For Architecture documentation Click here
- Cloud: AWS (S3, IAM)
- Big Data Framework: Apache Spark
- Workflow Orchestration: Apache Airflow
- Infrastructure: Terraform
- Automation: GitHub Actions
- Programming Languages: Python, PySpark
For immediate use, refer to the documentation
-
Scalable Big Data Processing Built with Apache Spark for seamless handling of large datasets. The platform supports both batch and real-time processing to meet dynamic business needs.
-
Cost-Optimized Cloud Infrastructure Utilizes AWS to ensure efficient use of resources, optimizing costs without compromising performance. Built with Terraform for reproducible and version-controlled infrastructure.
-
Modular and Maintainable Architecture Designed for easy scalability and maintainability, making future updates or onboarding new team members a smooth process. The modular setup ensures flexibility in adapting to evolving business requirements.
-
Automated Data Pipelines Apache Airflow is used for orchestrating complex workflows, ensuring seamless data movement from raw to processed datasets, with monitoring and error handling built-in.
-
Data Storage with AWS S3 Structured in raw and processed data zones on S3, ensuring efficient data storage and easy access for analytics or future processing.
-
CI/CD Automation GitHub Actions for continuous integration and continuous deployment, enabling automated testing, builds, and deployment of code and infrastructure.
-
Production-Ready Setup Designed with best practices to meet production-level requirements for performance, security, and maintainability, ensuring readiness for full deployment.
-
Client Onboarding Ready Built to be easily understood and managed by the client with a focus on user-friendly maintenance and smooth adoption for future scaling.

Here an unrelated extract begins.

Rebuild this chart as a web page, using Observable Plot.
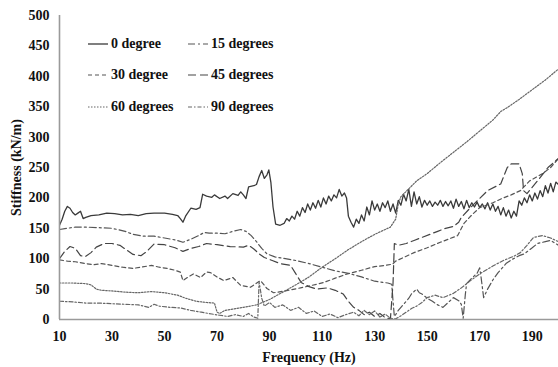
<!DOCTYPE html>
<html>
<head>
<meta charset="utf-8">
<script src="https://cdn.jsdelivr.net/npm/d3@7"></script>
<script src="https://cdn.jsdelivr.net/npm/@observablehq/plot@0.6"></script>
<style>
  html, body { margin: 0; padding: 0; background: #fff; }
  #wrap { position: relative; width: 558px; height: 367px; font-family: "Liberation Serif", "Times New Roman", serif; }
  #legend { position: absolute; left: 0; top: 0; font-weight: bold; font-size: 14px; color: #111; }
  .item { position: absolute; display: flex; align-items: center; white-space: nowrap; }
  .item svg { margin-right: 3px; }
</style>
</head>
<body>
<div id="wrap"><div id="legend"></div></div>
<script>
// Frequency (Hz), stiffness (kN/m) pairs
const deg0 = [[10,155],[11,165],[12,178],[13,186],[14,183],[15,176],[16,172],[17,175],[18,178],[19,166],[20,168],[22,171],[25,172],[28,175],[31,174],[34,172],[37,173],[40,171],[43,174],[46,175],[50,175],[53,173],[55,171],[56,166],[57,160],[58,170],[60,183],[62,181],[63.5,184],[64.5,206],[66,203],[68,201],[69,205],[71,199],[73,203],[74,199],[76,207],[78,204],[79,210],[80,205],[81,199],[82,218],[84,220],[85,222],[86,235],[87,245],[88,232],[89,238],[89.7,246],[90.5,225],[91.3,185],[92.3,157],[94,155],[95.5,158],[96.5,166],[97.5,162],[98.5,170],[99.5,165],[100.5,178],[101.5,170],[102.5,184],[103.5,176],[104.5,190],[105.5,180],[106.5,192],[107.5,183],[108.5,196],[109.5,185],[110.5,200],[111.5,190],[112.5,203],[113.5,195],[114.5,205],[115.5,200],[116.5,214],[117.5,203],[118.5,208],[119.3,200],[120,170],[121,160],[122,152],[123,165],[124,158],[125,172],[126,162],[127,185],[128,172],[129,195],[130,180],[131,190],[132,178],[133,192],[134,184],[135,195],[136,178],[137,190],[138,175],[139,196],[140,188],[141,206],[142,195],[143,214],[144,186],[145,210],[146,190],[147,202],[148,185],[149,196],[150,188],[151,195],[152,186],[153,193],[154,188],[155,196],[156,186],[157,194],[158,187],[159,195],[160,183],[161,198],[162,186],[163,194],[164,182],[165,196],[166,184],[167,192],[168,185],[169,193],[170,184],[171,190],[172,182],[173,192],[174,180],[175,190],[176,178],[177,186],[178,172],[179,184],[180,170],[181,180],[182,167],[183,178],[184,170],[185,195],[186,188],[187,200],[188,192],[189,205],[190,195],[191,208],[192,198],[193,212],[194,202],[195,220],[196,208],[197,224],[198,210],[199,226],[200,222]];

const deg15 = [[10,148],[13,150],[16,152],[20,152],[25,151],[30,150],[35,145],[38,140],[42,137],[46,137],[50,134],[54,131],[57,127],[60,132],[63,138],[65,143],[67,142],[70,142],[73,141],[76,145],[79,148],[81,145],[83,138],[85,128],[87,117],[89,108],[92,103],[96,100],[100,97],[105,92],[110,86],[115,80],[120,76],[125,70],[130,63],[135,60],[136.5,58],[137,30],[137.5,5],[138,8],[139,15],[140,20],[141,25],[142,30],[143,35],[144,42],[145,46],[146,50],[147,44],[148,42],[150,35],[152,30],[154,24],[156,20],[158,28],[160,36],[162,31],[163,25],[163.7,2],[164.5,40],[165,59],[167,68],[169,76],[170,85],[170.5,70],[171.5,36],[173,50],[175,65],[177,77],[180,92],[182,98],[185,105],[187,108],[190,118],[192,125],[195,128],[197,130],[200,122]];

const deg30 = [[10,98],[13,96],[16,95],[20,92],[23,90],[26,92],[30,89],[34,86],[38,84],[41,86],[45,89],[48,86],[51,84],[54,81],[56,78],[57,64],[59,70],[61,75],[63.7,69],[66,78],[67.5,77],[70,70],[72.5,64],[76,69],[79,56],[82.7,53],[86.5,64],[89,51],[91.5,44],[96,47],[101.8,52],[106,56],[110.7,61],[115,68],[119.6,75],[125,81],[130,87],[134,89],[136.8,91],[138,96],[141,102],[145,110],[150,118],[155,127],[158,132],[161.6,138],[164,158],[167,172],[170,184],[175,192],[179,200],[182,205],[185.5,212],[189,228],[194,240],[197,250],[200,265]];

const deg45 = [[10,100],[12,112],[14,120],[16,117],[18,105],[20,104],[22,110],[24,119],[27,125],[30,125],[33,122],[36,113],[38,107],[41,105],[43,111],[46,124],[50,123],[54,118],[57,112],[60,117],[63,120],[66,125],[70,123],[75,120],[80,119],[82,122],[84,116],[86,108],[88,102],[91,97],[94,92],[98,89],[100,75],[102,61],[105,54],[108,50],[112,52],[115,48],[118,42],[120,30],[122,20],[124,15],[126,8],[128,12],[130,5],[132,10],[134,3],[136,1],[137,60],[137.5,125],[139,122],[142,125],[145,130],[148,135],[151,140],[154,145],[157,150],[160,153],[162,160],[163,168],[166.5,184],[169,195],[173,212],[178,223],[180.5,250],[182,256],[185,256],[186.2,240],[186.7,212],[188,207],[192,228],[196,250],[200,265]];

const deg60 = [[10,60],[15,60],[20,59],[22,57],[24,50],[26,48],[30,47],[35,45],[40,44],[45,46],[50,44],[55,40],[58,35],[62,30],[66,28],[69,27],[70,12],[71,10],[73,15],[76,17],[80,20],[85,24],[90,33],[95,45],[100,57],[105,70],[110,86],[115,100],[120,115],[125,128],[130,140],[134,148],[136,152],[138,165],[139,190],[140,202],[143,215],[146,228],[150,240],[155,258],[160,275],[165,292],[170,310],[175,328],[178,342],[181,350],[185,362],[190,378],[195,394],[200,412]];

const deg90 = [[10,30],[15,29],[20,27],[25,27],[30,26],[35,25],[40,24],[44,20],[46,25],[48,22],[52,20],[56,19],[60,15],[64,12],[68,9],[71,7],[74,5],[77,8],[80,5],[82,10],[84,4],[85.5,2],[86,62],[87,35],[88,22],[90,28],[92,20],[95,24],[98,15],[101,20],[104,10],[107,14],[110,5],[113,9],[116,3],[119,8],[122,12],[124,6],[126,15],[128,8],[130,14],[132,4],[134,9],[136,2],[138,1],[140,6],[142,12],[144,18],[146,22],[148,28],[150,36],[153,40],[156,36],[160,43],[163,52],[166.5,64],[170,75],[175,88],[179,97],[183,104],[185.5,110],[188,122],[190.5,135],[194,138],[197,134],[200,128]];

const seriesNames = ["0 degree", "15 degrees", "30 degree", "45 degrees", "60 degrees", "90 degrees"];
const seriesData = [deg0, deg15, deg30, deg45, deg60, deg90];
const xTicks = [10, 30, 50, 70, 90, 110, 130, 150, 170, 190];
const yTicks = [0, 50, 100, 150, 200, 250, 300, 350, 400, 450, 500];

const styles = {
  "0 degree":   {stroke: "#3a3a3a", dash: null,        width: 1.3},
  "15 degrees": {stroke: "#555",    dash: "7,3,2,3",   width: 1.2},
  "30 degree":  {stroke: "#555",    dash: "4,3",       width: 1.2},
  "45 degrees": {stroke: "#444",    dash: "8,4",       width: 1.2},
  "60 degrees": {stroke: "#666",    dash: "1.5,1.5",   width: 1.2},
  "90 degrees": {stroke: "#666",    dash: "4,2,1.5,2", width: 1.2}
};

const table = seriesNames.flatMap((name, i) => seriesData[i].map(([f, v]) => ({name, f, v})));

const lineMarks = seriesNames.map(name => Plot.line(table.filter(d => d.name === name), {
  x: "f", y: "v",
  stroke: styles[name].stroke,
  strokeWidth: styles[name].width,
  strokeDasharray: styles[name].dash,
  clip: true
}));

const chart = Plot.plot({
  width: 558,
  height: 367,
  marginLeft: 59,
  marginRight: 0,
  marginTop: 15,
  marginBottom: 48,
  style: {fontFamily: "'Liberation Serif', 'Times New Roman', serif", fontSize: "13px", fontWeight: "bold", color: "#111", background: "#fff"},
  x: {domain: [10, 200], ticks: xTicks, tickSize: 0, tickPadding: 12, label: null},
  y: {domain: [0, 500], ticks: yTicks, tickSize: 0, tickPadding: 10, label: null},
  marks: [
    ...lineMarks,
    Plot.ruleY([0], {stroke: "#9a9a9a", strokeWidth: 1.6}),
    Plot.ruleX([10], {stroke: "#9a9a9a", strokeWidth: 1.6}),
    Plot.axisX({ticks: xTicks, tickSize: 0, tickPadding: 12, label: "Frequency (Hz)", labelAnchor: "center", labelArrow: "none", labelOffset: 42, fontSize: 13}),
    Plot.axisY({ticks: yTicks, tickSize: 0, tickPadding: 10, label: "Stiffness (kN/m)", labelAnchor: "center", labelArrow: "none", labelOffset: 48, fontSize: 13})
  ]
});
// enlarge axis titles slightly
chart.querySelectorAll("[aria-label$='axis label'] text, [aria-label$='label'] text").forEach(t => t.setAttribute("font-size", "14"));
document.getElementById("wrap").prepend(chart);
chart.style.position = "absolute";
chart.style.left = "0";
chart.style.top = "0";

// legend
const legend = document.getElementById("legend");
const legendPos = [[88, 44], [188, 44], [88, 75], [188, 75], [88, 107], [188, 107]];
seriesNames.forEach((name, i) => {
  const s = styles[name];
  const div = document.createElement("div");
  div.className = "item";
  div.style.left = legendPos[i][0] + "px";
  div.style.top = (legendPos[i][1] - 9) + "px";
  div.innerHTML = `<svg width="20" height="18"><line x1="0" x2="20" y1="9" y2="9" stroke="${s.stroke}" stroke-width="${s.width}" ${s.dash ? `stroke-dasharray="${s.dash}"` : ""}/></svg><span>${name}</span>`;
  legend.appendChild(div);
});
</script>
</body>
</html>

- Infrastructure as Code (IaC): All cloud resources (S3 buckets, IAM roles, networking) are provisioned using Terraform, ensuring reproducibility, version control, and easy updates.
- Modular Code Structure: The repository is neatly organized into modules: infrastructure, orchestration, data generation, and CI/CD, improving maintainability and collaboration.
- Environment Separation: Clear separation between raw and processed data zones in AWS S3, following data lake design principles.
- Comprehensive documentations to support onboarding, repository cloning, and commercial deployment.